Sometimes growth is unpredicted, but other times a startup likely knows beforehand that new people will be needed soon. Don’t wait until the need arises; start early. Zoraida explains her company’s method to do just that: “We started partnering with some recruiters and some staffing agencies to be proactive. We’d explain that in the next few months we would need so and so position to be filled. What can you do before-hand? Do you have any candidates lined up that would fit this position? Please send him to us.” A big point if you take this route: make sure to stick to the deadline you give the job candidate. Not everyone is willing to wait around after delays, and if your candidate gets hired by someone else that means double the work for you.
Zoraida explains that your company culture is important from the very beginning. Many start-ups will have the mentality that “‘No, we’ll put this on hold. The funds aren’t there. It’s not within our budget.’ But before you know it, your employees start leaving because you didn’t develop them. They no longer see the need to stay with this company” and go someplace else. Don’t wait to create a rewarding culture until it’s too late. Prioritize creating a strong culture, even if you don’t have an abundance of funds.
Just as important to the culture are the employees themselves. When an employee feels valued, he or she is going to be more likely to stay. One tactic Zoraida uses to increase appreciation is promoting from within the company. She points out that “It might be just a lateral move or within the same department, but just change the title around. It makes the employees feel good because it feels like a promotion.” A change in title creates a clear way to see that the employee has moved up in the ranks. Obviously, this tactic cannot be used all the time or employees will wonder why there is no pay raise to accompany their new title. However, a title change can be a great method to increase employee morale.
A huge part of retention is about how engaged the employee feels at work. Zoraida explains it well when she says, “Those employees you have hired, don’t let them stop learning and being challenged. Don’t let them get bored. Encourage them to do their best. Offer conferences or seminars they can attend on the employer’s dime, and have them find time to sign up.” If your employee is bored, he will hate coming to work. And if he hates coming to work, he’ll likely find some other place to be.
Benefits are also a great motivator – not just package benefits like a 401(k) or dental insurance. Instead, Zoraida explains that rewarding employees for work well done is another great retention device. “We started appreciating our employees for their hard work by giving out gift cards. If we knew an employee would be traveling, we gave a spa package to him and his wife and surprised them with a nice hotel stay.” Paying for a one-time benefit such as this will show the employee he is valued by the company, and it will linger in his mind for a long time.

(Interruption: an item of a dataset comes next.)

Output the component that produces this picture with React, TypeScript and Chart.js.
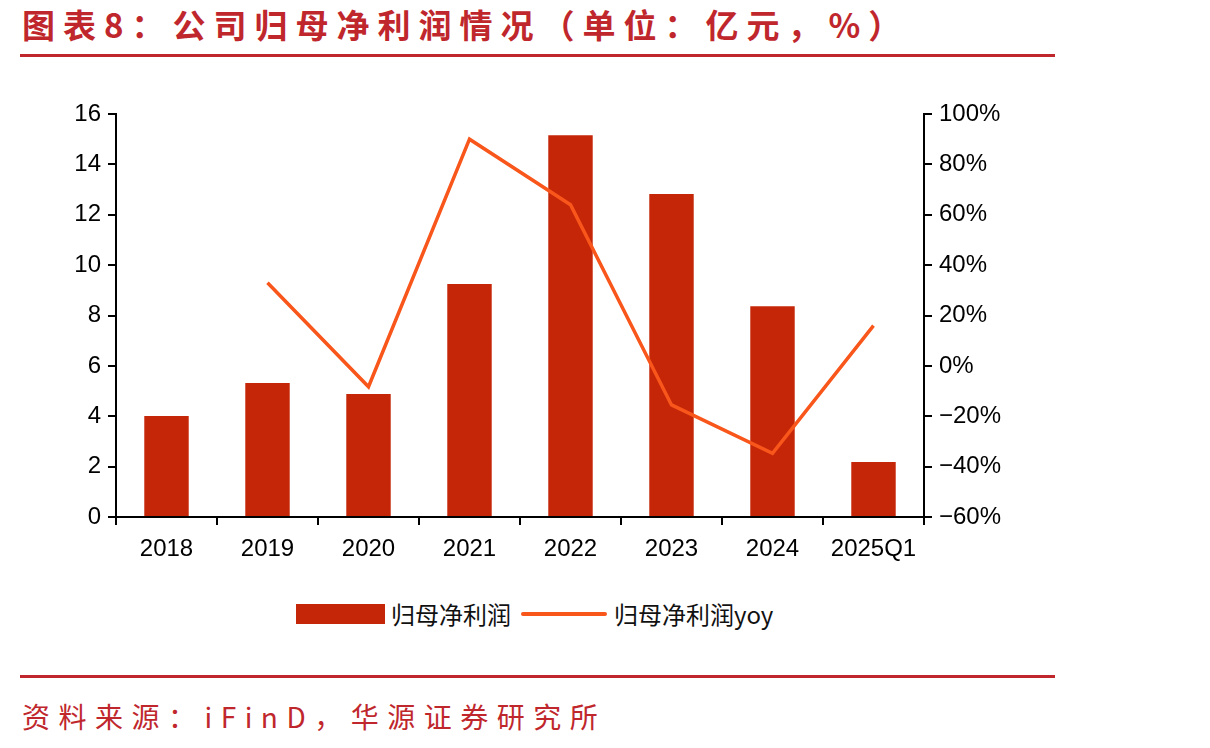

An even simpler benefit comes with having a strong culture: don’t be afraid to engage in social outings. Within Zoraida’s company, “Once a month, there was a team gathering off-site whether it was Topgolf or whether it was just attending a baseball game.” If the employees are friends, it will be more difficult for one employee to make the decision to leave. Putting in simple measures to engage employees creates stronger retention and happier workers – the perfect win-win. Later, if your company grows to the point that it can offer more benefits and a reward bonus structure, that’s even better. But offering simple benefits in the meantime can still engage employees and promote company retention.